La policromía también desempeñó un papel fundamental en esa búsqueda de la verosimilitud, tanto la de los atuendos como la de la anatomía. La tonalidad de la piel seguía códigos muy concretos para diferenciar el origen o el temperamento de los distintos personajes, y en definitiva para adoctrinar a quienes los contemplaban.

El círculo cerrado, de la traza al trampantojo a lo divino

La interrelación entre escultura y pintura tuvo en los proyectos dibujados para los altares y retablos una de sus más interesantes manifestaciones. Durante los oficios sagrados, la palabra y la música se fundían con estas espectaculares estructuras para crear una obra total, al modo de una gran ópera.

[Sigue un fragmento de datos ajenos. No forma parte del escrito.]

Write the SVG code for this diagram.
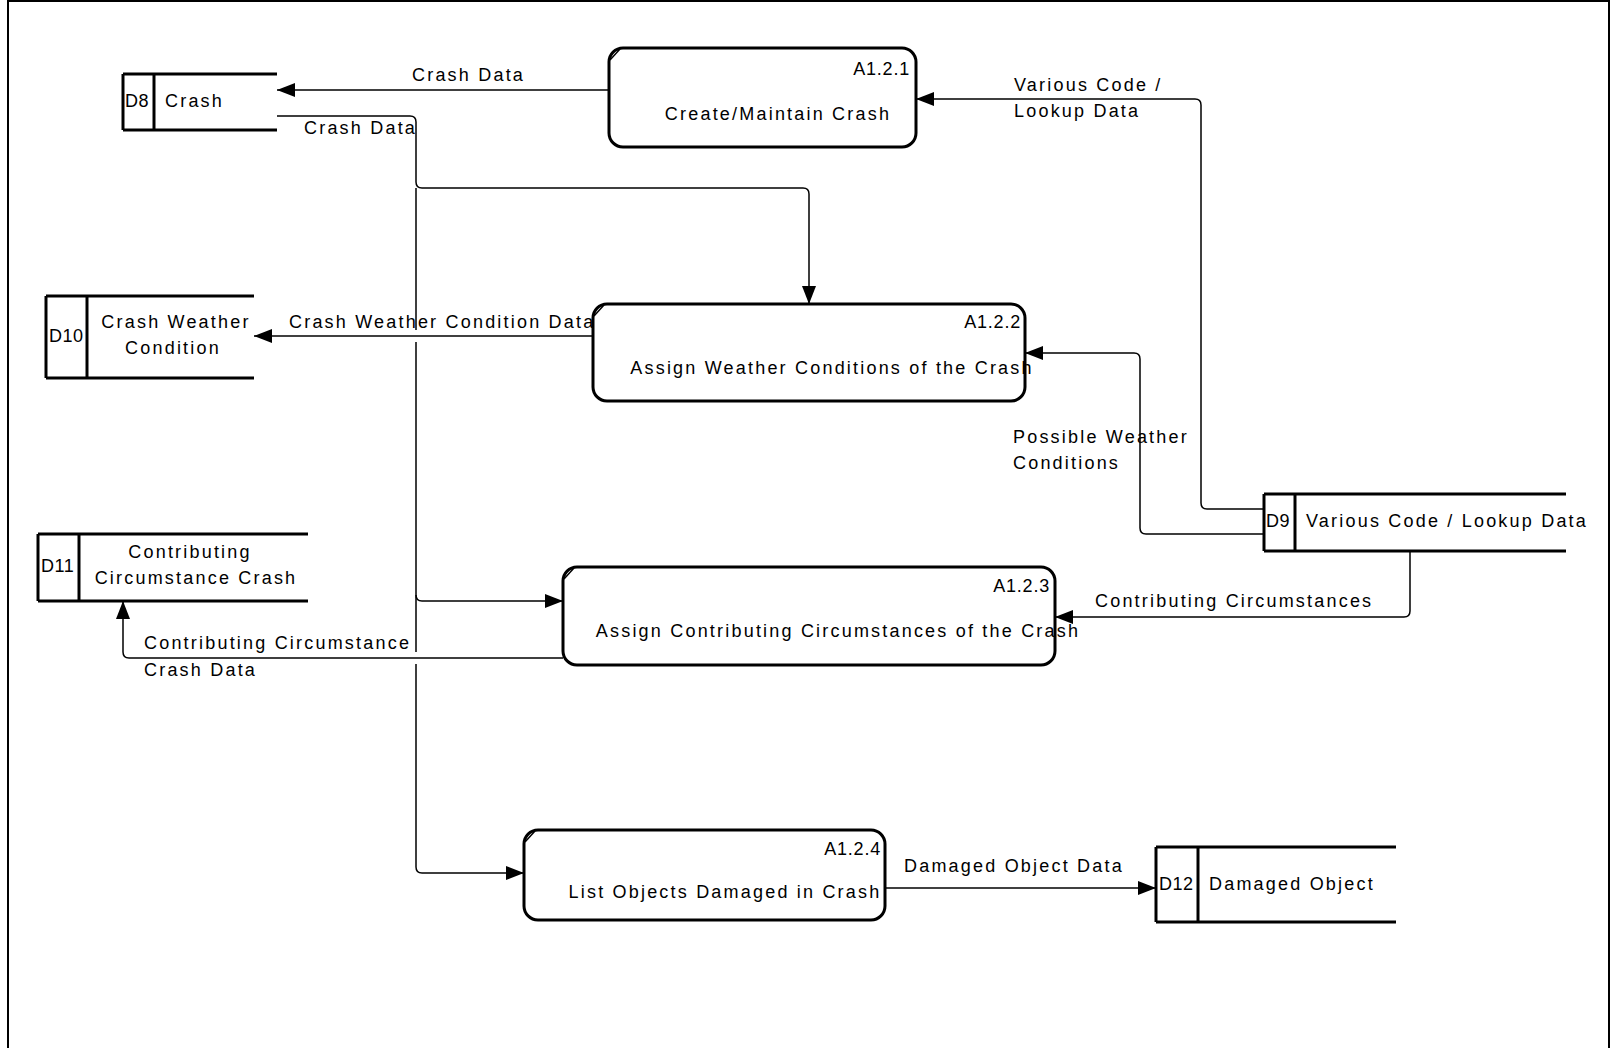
<svg xmlns="http://www.w3.org/2000/svg" width="1610" height="1048" viewBox="0 0 1610 1048">
  <defs>
    <marker id="arrow" viewBox="0 0 18 14" refX="18" refY="7" markerWidth="18" markerHeight="14" markerUnits="userSpaceOnUse" orient="auto">
      <path d="M0,0 L18,7 L0,14 Z" fill="#000"/>
    </marker>
    <style>
      text { font-family: "Liberation Sans", Arial, sans-serif; font-size: 18px; fill: #000; letter-spacing: 2.2px; }
      .proc rect { fill: #fff; stroke: #000; stroke-width: 3; }
      .proc .notch { fill: none; stroke: #000; stroke-width: 1.5; }
      .store line { stroke: #000; stroke-width: 3; }
      .flow { fill: none; stroke: #000; stroke-width: 1.5; }
      .arr { marker-end: url(#arrow); }
      .gap { stroke: #fff; stroke-width: 6; }
      .id { text-anchor: end; letter-spacing: 0.8px; }
      .mid { text-anchor: middle; }
      .code { letter-spacing: 0.5px; }
    </style>
  </defs>

  <rect width="1610" height="1048" fill="#fff"/>
  <!-- page frame -->
  <path d="M8,1048 V1 H1609 V1048" fill="none" stroke="#000" stroke-width="2"/>

  <!-- connectors -->
  <g id="connectors">
    <!-- A1.2.1 -> D8 -->
    <path class="flow arr" d="M609,90 H277"/>
    <!-- D8 -> A1.2.2 -->
    <path class="flow arr" d="M277,116 H410 Q416,116 416,122 V182 Q416,188 422,188 H803 Q809,188 809,194 V304"/>
    <!-- D8 -> A1.2.3 / A1.2.4 trunk -->
    <path class="flow arr" d="M416,188 V595 Q416,601 422,601 H563"/>
    <path class="flow arr" d="M416,595 V867 Q416,873 422,873 H524"/>
    <!-- A1.2.2 -> D10 -->
    <line class="gap" x1="416" y1="330" x2="416" y2="342"/>
    <path class="flow arr" d="M593,336 H254"/>
    <!-- D9 -> A1.2.1 -->
    <path class="flow arr" d="M1264,509 H1207 Q1201,509 1201,503 V105 Q1201,99 1195,99 H916"/>
    <!-- D9 -> A1.2.2 -->
    <path class="flow arr" d="M1264,534 H1146 Q1140,534 1140,528 V359 Q1140,353 1134,353 H1025"/>
    <!-- D9 -> A1.2.3 -->
    <path class="flow arr" d="M1410,551 V611 Q1410,617 1404,617 H1055"/>
    <!-- A1.2.3 -> D11 -->
    <line class="gap" x1="416" y1="652" x2="416" y2="664"/>
    <path class="flow arr" d="M563,658 H129 Q123,658 123,652 V601"/>
    <!-- A1.2.4 -> D12 -->
    <path class="flow arr" d="M885,888 H1156"/>

    <!-- flow labels -->
    <text x="412" y="81">Crash Data</text>
    <text x="304" y="134">Crash Data</text>
    <text x="1014" y="91">Various Code /</text>
    <text x="1014" y="117">Lookup Data</text>
    <text x="289" y="328">Crash Weather Condition Data</text>
    <text x="1013" y="443">Possible Weather</text>
    <text x="1013" y="469">Conditions</text>
    <text x="1095" y="607">Contributing Circumstances</text>
    <text x="144" y="649">Contributing Circumstance</text>
    <text x="144" y="676">Crash Data</text>
    <text x="904" y="872">Damaged Object Data</text>
  </g>

  <!-- data stores -->
  <g id="D8" class="store">
    <line x1="123" y1="74" x2="277" y2="74"/>
    <line x1="123" y1="130" x2="277" y2="130"/>
    <line x1="123" y1="74" x2="123" y2="130"/>
    <line x1="154" y1="74" x2="154" y2="130"/>
    <text class="code" x="125" y="107">D8</text>
    <text x="165" y="107">Crash</text>
  </g>

  <g id="D10" class="store">
    <line x1="46" y1="296" x2="254" y2="296"/>
    <line x1="46" y1="378" x2="254" y2="378"/>
    <line x1="46" y1="296" x2="46" y2="378"/>
    <line x1="87" y1="296" x2="87" y2="378"/>
    <text class="code" x="49" y="342">D10</text>
    <text class="mid" x="176" y="328">Crash Weather</text>
    <text class="mid" x="173" y="354">Condition</text>
  </g>

  <g id="D9" class="store">
    <line x1="1264" y1="494" x2="1566" y2="494"/>
    <line x1="1264" y1="551" x2="1566" y2="551"/>
    <line x1="1264" y1="494" x2="1264" y2="551"/>
    <line x1="1295" y1="494" x2="1295" y2="551"/>
    <text class="code" x="1266" y="527">D9</text>
    <text x="1306" y="527">Various Code / Lookup Data</text>
  </g>

  <g id="D11" class="store">
    <line x1="38" y1="534" x2="308" y2="534"/>
    <line x1="38" y1="601" x2="308" y2="601"/>
    <line x1="38" y1="534" x2="38" y2="601"/>
    <line x1="79" y1="534" x2="79" y2="601"/>
    <text class="code" x="41" y="572">D11</text>
    <text class="mid" x="190" y="558">Contributing</text>
    <text class="mid" x="196" y="584">Circumstance Crash</text>
  </g>

  <g id="D12" class="store">
    <line x1="1156" y1="847" x2="1396" y2="847"/>
    <line x1="1156" y1="922" x2="1396" y2="922"/>
    <line x1="1156" y1="847" x2="1156" y2="922"/>
    <line x1="1198" y1="847" x2="1198" y2="922"/>
    <text class="code" x="1159" y="890">D12</text>
    <text x="1209" y="890">Damaged Object</text>
  </g>

  <!-- processes -->
  <g id="A1.2.1" class="proc">
    <rect x="609" y="48" width="307" height="99" rx="14"/>
    <path class="notch" d="M610,60 L620,49"/>
    <text class="id" x="910" y="75">A1.2.1</text>
    <text class="mid" x="778" y="120">Create/Maintain Crash</text>
  </g>

  <g id="A1.2.2" class="proc">
    <rect x="593" y="304" width="432" height="97" rx="14"/>
    <path class="notch" d="M594,316 L604,305"/>
    <text class="id" x="1021" y="328">A1.2.2</text>
    <text class="mid" x="832" y="374">Assign Weather Conditions of the Crash</text>
  </g>

  <g id="A1.2.3" class="proc">
    <rect x="563" y="567" width="492" height="98" rx="14"/>
    <path class="notch" d="M564,579 L574,568"/>
    <text class="id" x="1050" y="592">A1.2.3</text>
    <text class="mid" x="838" y="637">Assign Contributing Circumstances of the Crash</text>
  </g>

  <g id="A1.2.4" class="proc">
    <rect x="524" y="830" width="361" height="90" rx="14"/>
    <path class="notch" d="M525,842 L535,831"/>
    <text class="id" x="881" y="855">A1.2.4</text>
    <text class="mid" x="725" y="898">List Objects Damaged in Crash</text>
  </g>
</svg>
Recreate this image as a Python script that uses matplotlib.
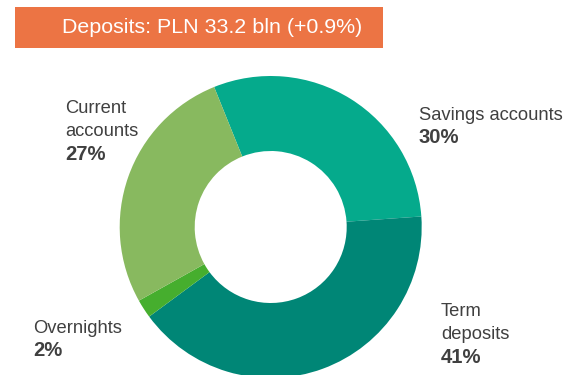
import matplotlib.pyplot as plt
from matplotlib.patches import Rectangle

plt.rcParams['font.family'] = ['Liberation Sans', 'DejaVu Sans']

# deposit structure, clockwise from the top
segments = ['Savings accounts', 'Term deposits', 'Overnights', 'Current accounts']
shares = [30, 41, 2, 27]
colors = ['#05AA8C', '#008676', '#46AE2E', '#88B95F']
label_lines = [['Savings accounts'], ['Term', 'deposits'], ['Overnights'], ['Current', 'accounts']]
title = 'Deposits: PLN 33.2 bln (+0.9%)'

W, H = 568, 375
fig = plt.figure(figsize=(W / 100, H / 100), dpi=100)
ax = fig.add_axes([0, 0, 1, 1])

# work in pixel units, y measured from the bottom
ax.pie(shares, colors=colors, startangle=112, counterclock=False,
       center=(270.7, H - 227), radius=151,
       wedgeprops=dict(width=75, linewidth=0))
ax.set_xlim(0, W)
ax.set_ylim(0, H)
ax.set_aspect('equal')
ax.axis('off')

# orange header box
ax.add_patch(Rectangle((15, H - 48), 368, 41, facecolor='#EC7444',
                       edgecolor='none', clip_on=False))
ax.text(212, H - 27.5, title, color='white', fontsize=15.4,
        ha='center', va='center')

# label anchors: left x, baseline of the first line
anchors = [(419, 120), (441, 316), (33, 333), (65, 113)]
step = 23.3
for lines, share, (x, y) in zip(label_lines, shares, anchors):
    for i, line in enumerate(lines):
        ax.text(x, H - (y + i * step), line, color='#404040', fontsize=13.2,
                ha='left', va='baseline')
    ax.text(x, H - (y + len(lines) * step), f'{share}%', color='#404040',
            fontsize=14.6, fontweight='bold', ha='left', va='baseline')

fig.savefig('out.png', dpi=100)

Para ocasiones especiales, como la Semana Santa, se idearon los velos de Pasión, grandes telones que reproducían el retablo que ocultaban con los tonos pálidos de la muerte. Eran pinturas a imitación de la escultura y la arquitectura, que aportaban una nueva apariencia a la obra tridimensional, en un sugestivo juego entre lo plano y lo volumétrico.

Una idea similar se escondía tras los “verdaderos retratos” que se pintaron de las esculturas con una mayor fortuna devocional, trampantojos a lo divino que las mostraban en sus propios altares, a menudo flanqueadas por cortinas que, si en la realidad solían permanecer cerradas, velando el misterio, en estas pinturas se mostraban permanentemente abiertas, permitiendo una contemplación más íntima y cercana, porque “así la pintura como la escultura, dándose las manos componen un prodigioso espectáculo”.

Arma doctrinal


La singularidad que alcanzó en la Edad Moderna la síntesis de volumen y el color en la escultura sólo se explica por el papel que desempeñó como instrumento de persuasión. Esta exposición reflexiona sobre el fenómeno y el éxito de la escultura policromada, que inundó iglesias y conventos en el siglo XVII y que jugó un papel fundamental como apoyo en la predicación. La estrecha y perfecta colaboración entre escultores y pintores nos habla del elevado valor del color, que lejos de ser un mero acabado superficial de la pieza, era una parte esencial de ella sin la cual no se daba por concluida. El color también contribuyó de manera decisiva a acentuar los valores dramáticos de estas creaciones, tanto las destinadas a los retablos como a los pasos procesionales. La gestualidad teatral, unida a la vistosidad de los ropajes, ya fueran esculpidos, de telas encoladas o de textiles reales, convirtieron estos conjuntos en unidades escénicas llenas de significados.